The Civil Rights Movement

By Cody Ekwall


The civil rights movement was a movement to end racial segregation and discrimination of African-Americans. This movement lasted from 1954 to 1968 and caused many riots, town destruction, and even deaths. Some leaders arose such as Martin Luther King Jr., Malcolm X, and Rosa Parks to resist and lead people to resist.

Methods Of The Protest:

The African-Americans mainly used the form of civil disobedience (peaceful refusal to comply with certain laws or to pay taxes and fines) to protest. They used boycotts, sit-ins, marches, and many more nonviolent activities to protest.

The Montgomery Bus Boycott is one example of a boycott where all the African-Americans in the town refused to ride the bus and chose walking or carpooling instead. They ruined the bus industry because the majority of the bus riders were black. This also decreased the sales in local businesses because blacks could not get to some of the shops they once could. This eventually aggravated the bus industry and local businesses enough to change the law and integrate the buses.

One example of a sit-in took place in Greensboro, North Carolina. The Greensboro sit-ins were a series of nonviolent protests in 1960, which led to the Woolworth department store chain removing its policy of racial segregation in the southern states.

In 1965, Martin Luther King Jr. led a march from Selma, Alabama to the state capital of Montgomery in an attempt to register blacks for voting. They were met with a violent resistance of state and local authorities as the whole world watched. The protesters finally reached their goals of marching for three straight days to reach Montgomery. This helped raise awareness of the difficulties blacks faced, and the need for the Voting Rights Acts that was passed later that year.

Key People

Martin Luther King Jr. and Rosa Parks are two people of great importance to the civil rights movement. They are leaders of this movement with not only their words, but their actions.

Martin Luther King Jr. was a minister and social activist who played a key role in the civil rights movements in the 1950's until he was assassinated in 1968. He was inspired by Mahatma Gandhi and his civil disobedient ways of protest. He fought for African-American equality, the economically disadvantaged, and victims of injustice with civil disobedience.
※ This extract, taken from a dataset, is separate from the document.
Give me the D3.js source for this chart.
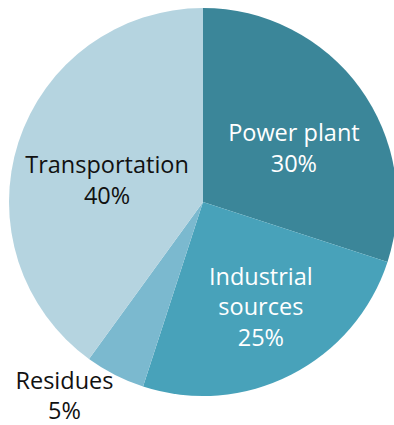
<!DOCTYPE html>
<html>
<head>
<meta charset="utf-8">
<script src="https://cdn.jsdelivr.net/npm/d3@7"></script>
<style>
  html, body { margin: 0; padding: 0; background: #fff; }
  svg { display: block; }
  text { font-family: "Open Sans", "Noto Sans", sans-serif; }
</style>
</head>
<body>
<svg id="chart" width="394" height="425"></svg>
<script>
// Emission sources, share in percent (clockwise from 12 o'clock)
const categories = ["Power plant", "Industrial sources", "Residues", "Transportation"];
const shares = [30, 25, 5, 40];
const labelLines = [["Power plant"], ["Industrial", "sources"], ["Residues"], ["Transportation"]];
const sliceColors = ["#3b8699", "#48a2ba", "#7bb9cf", "#b5d4e0"];
const labelColors = ["#ffffff", "#ffffff", "#111111", "#111111"];

const width = 394, height = 425;
const cx = 203, cy = 202, radius = 194;

// label placement: distance from centre as a fraction of radius, plus nudges
const labelRadius = [0.56, 0.6, 1.13, 0.52];
const labelNudge = [[3, 10], [5, 1], [-39, -2], [0, 9]];

const data = categories.map((c, i) => ({ name: c, value: shares[i], lines: labelLines[i], i }));

const svg = d3.select("#chart");
const g = svg.append("g").attr("transform", `translate(${cx},${cy})`);

const pie = d3.pie().value(d => d.value).sort(null);
const arc = d3.arc().innerRadius(0).outerRadius(radius);
const arcs = pie(data);

g.selectAll("path.slice")
  .data(arcs)
  .join("path")
  .attr("class", "slice")
  .attr("d", arc)
  .attr("fill", d => sliceColors[d.data.i]);

const fontSize = 23.5, lineH = 30.5;

const labels = g.selectAll("text.label")
  .data(arcs)
  .join("text")
  .attr("class", "label")
  .attr("text-anchor", "middle")
  .attr("font-size", fontSize)
  .attr("fill", d => labelColors[d.data.i])
  .attr("transform", d => {
    const r = radius * labelRadius[d.data.i];
    const [x, y] = d3.arc().innerRadius(r).outerRadius(r).centroid(d);
    const [nx, ny] = labelNudge[d.data.i];
    return `translate(${x + nx},${y + ny})`;
  });

labels.each(function(d) {
  const lines = d.data.lines.concat([d.data.value + "%"]);
  const t = d3.select(this);
  const y0 = -((lines.length - 1) * lineH) / 2 + fontSize * 0.36;
  lines.forEach((ln, k) => {
    t.append("tspan").attr("x", 0).attr("y", y0 + k * lineH).text(ln);
  });
});
</script>
</body>
</html>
He led the Montgomery Bus Boycott and the March on Washington which brought the Civil Rights Act of 1964 and the Voting Rights Act of 1965. He was awarded the Nobel Peace Prize in 1964 and is remembered every year on Martin Luther King Jr. day as a U.S. federal holiday since 1986.

Rosa Parks is also know as "the mother of the civil rights movement" because her arrest of breaking Jim Crow laws by not giving up her bus seat to a white man sparked the Montgomery, Alabama Bus Boycott. This boycott, that started the day she was arrested, played a major role in the civil rights movement as being extremely pivotal when the U.S. Supreme Court ruled that bus segregation was unconstitutional and proved to be successful. Parks was nationally recognized over the next half century for her dignity and strength through the struggle to end racial segregation.

Important Groups


The National Association for the Advancement of Colored People is a Civil Rights organization for ethnic minorities that wants to ensure political, educational, social, and economic equality and eliminate race prejudice. It was founded on February 12, 1909 to help minorities in the southern states gain equality. This organization is still running today and is the largest and most know civil rights organization. It is important to the movement because it achieved these goals through the Brown v. Board of Education, which outlawed segregation in public schools and forced them to start integrating blacks and whites in public schools. It also helped integrate the armed forces, pass the Civil Rights Acts of 1957, 1964, and 1968, as well as pass the Voting Rights Act of 1965.

Freedom Riders:

The Freedom Riders are a courageous band of civil rights activists who challenged the segregation in the south in 1961. On May 4, 13 African-American civil rights activists launched a series of bus rides through the south to protest segregation in interstate bus terminals. These riders tried to use "whites-only" restrooms and lunch counters. The riders encountered serious violence of white protestors while drawing international attention to their cause. Several hundred Freedom Riders engaged in similar actions over the next few months. In September 1961, the Interstate Commerce Commission issued regulations against segregation in bus and train stations nationwide.